Born in 1955 in Ohio, I’m told I started drawing at age three. All I know is that I can’t ever remember not drawing.
I do remember my Kindergarten teacher letting me paint very large (6’ x 8’) murals of dinosaurs and other animals and plants; which still sounds like a good project even today.
Around age nine or ten, I received my first oil paint set and continued with oils, probably more out of comfort and familiarity, than anything. I tried to copy the old masters’ paintings from a borrowed Bible, (for some reason, there was never a single book at our house) or some painting I found in a book at the school library.

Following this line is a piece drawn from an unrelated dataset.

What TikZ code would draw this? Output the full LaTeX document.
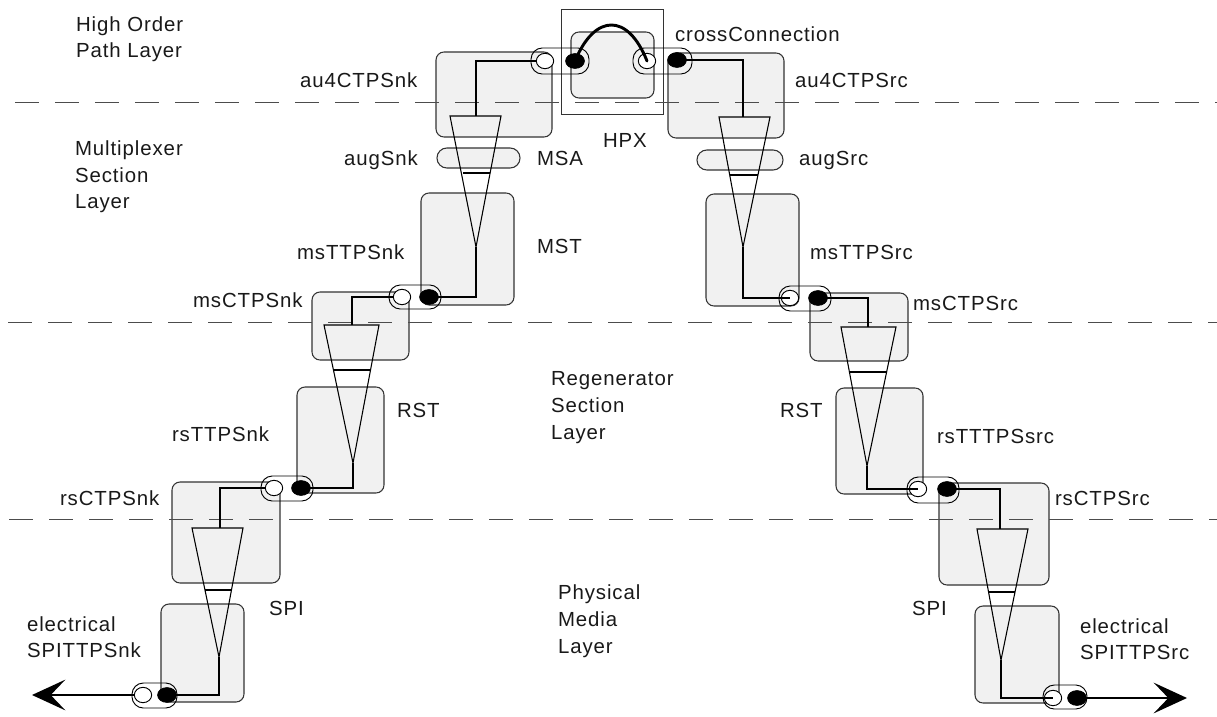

After graduating high school, I got a job at a stained glass studio . . . bad move. I spent a long, miserable time there because I thought there were no other opportunities in art, since I‘m not a graphic designer or gallery painter. At the studio, my boss figured that because I was an artist I should be the one to paint the lines in the parking lot!
Right about then I decided to try to get some outside illustration work. After stacks of rejection letters, it finally happened. About that time, the stained glass ship started to sink; I got laid off, and the place went out of business.
Since then, I’ve been on my own. I’ve had the good fortune to do book illustration, (which I love best) magazine, advertising, concept sculpt design, monument design, and collectors’ commissions. Some of my fantasy art has also appeared in Spectrum.
I am a “self taught” artist. Those two words really mean “complete frustration”. I don’t have much of a technique, and I couldn’t do computer art if you put a gun to my head. But I do love to draw and paint. I think my biggest influences have been early 19th century painters and illustrators and the fantasy films I’d seen growing up, like King Kong and the films of Ray Harryhausen.
Actually, I’m awed by just about everything in art, with the exception of most abstract art. I guess I’m not a very deep guy.